## What the task asks
Repeat, exactly and only, the lines from the beginning of the data through the line with "import numpy as np". Pictures are left out.

::::::::::

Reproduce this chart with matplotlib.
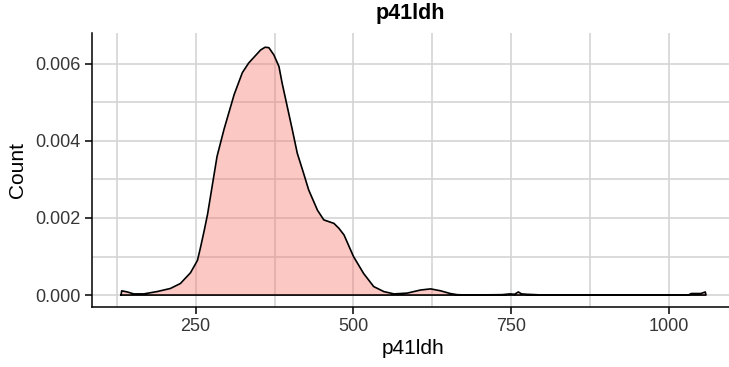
import matplotlib
matplotlib.use("Agg")
import matplotlib.pyplot as plt
import numpy as np

# Kernel density estimate of p41ldh (x value, density)
ldh_values = [132, 133, 142, 152, 168, 189, 210, 226, 242, 253, 258, 264, 269,
              276, 284, 295, 311, 324, 334, 353, 360, 366, 374, 382, 387, 395,
              403, 411, 421, 429, 443, 453, 469, 477, 485, 500, 516, 532, 548,
              564, 585, 606, 622, 638, 653, 664, 680, 735, 748, 755, 761, 766,
              774, 788, 800, 1030, 1035, 1050, 1057, 1058]
density = [0.0, 0.00011, 0.00008, 0.00003, 0.00003, 0.00009, 0.00017, 0.0003,
           0.00058, 0.0009, 0.00125, 0.0017, 0.0021, 0.0028, 0.0036, 0.0043,
           0.0052, 0.00577, 0.00602, 0.00636, 0.00643, 0.00642, 0.00623,
           0.00593, 0.0055, 0.0049, 0.0043, 0.00368, 0.00316, 0.00273, 0.0022,
           0.00195, 0.00186, 0.00173, 0.00156, 0.0010, 0.00056, 0.00022,
           0.00009, 0.00003, 0.00005, 0.00013, 0.00016, 0.00011, 0.00004,
           0.00001, 0.0, 0.00001, 0.00003, 0.00002, 0.00008, 0.00003, 0.00002,
           0.00001, 0.0, 0.0, 0.00004, 0.00004, 0.00008, 0.0]

x_ticks = [250, 500, 750, 1000]
y_ticks = [0.000, 0.002, 0.004, 0.006]
y_tick_labels = ["0.000", "0.002", "0.004", "0.006"]
title = "p41ldh"
x_label = "p41ldh"
y_label = "Count"

plt.rcParams["font.family"] = ["Liberation Sans", "DejaVu Sans"]

W, H = 729, 367
fig = plt.figure(figsize=(W / 100, H / 100), dpi=100)
left_px, right_px, top_px, bottom_px = 92, 735, 33, 307
ax = fig.add_axes([left_px / W, 1 - bottom_px / H,
                   (right_px - left_px) / W, (bottom_px - top_px) / H])

x = np.array(ldh_values, dtype=float)
y = np.array(density, dtype=float)

ax.fill_between(x, 0, y, color="#F8766D", alpha=0.4, linewidth=0, zorder=2)
# closed outline like a density polygon
ax.plot(np.r_[x, x[-1], x[0]], np.r_[y, 0, 0], color="black",
        linewidth=1.2, zorder=3, solid_joinstyle="round")

ax.set_xlim(86, 1104)
ax.set_ylim(-0.00031, 0.0068)

ax.set_xticks(x_ticks)
ax.set_xticks([125, 375, 625, 875], minor=True)
ax.set_yticks(y_ticks)
ax.set_yticklabels(y_tick_labels)
ax.set_yticks([0.001, 0.003, 0.005], minor=True)

ax.grid(True, which="both", color="#D4D4D4", linewidth=1.2, zorder=0)
ax.set_axisbelow(True)

for s in ["top", "right"]:
    ax.spines[s].set_visible(False)
for s in ["left", "bottom"]:
    ax.spines[s].set_color("black")
    ax.spines[s].set_linewidth(1.1)

ax.tick_params(axis="both", which="major", length=5, width=1.1, color="black",
               labelsize=13, labelcolor="#363636", pad=3)
ax.tick_params(axis="both", which="minor", length=0)

ax.set_xlabel(x_label, fontsize=15, color="black", labelpad=3)
ax.set_ylabel(y_label, fontsize=15, color="black", labelpad=6)
fig.text((left_px + 729) / 2 / W, 1 - 13 / H, title, fontsize=15.5,
         fontweight="bold", ha="center", va="center")

fig.savefig("out.png", dpi=100, facecolor="white")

::::::::::

## Complete answer
Reproduce this chart with matplotlib.
import matplotlib
matplotlib.use("Agg")
import matplotlib.pyplot as plt
import numpy as np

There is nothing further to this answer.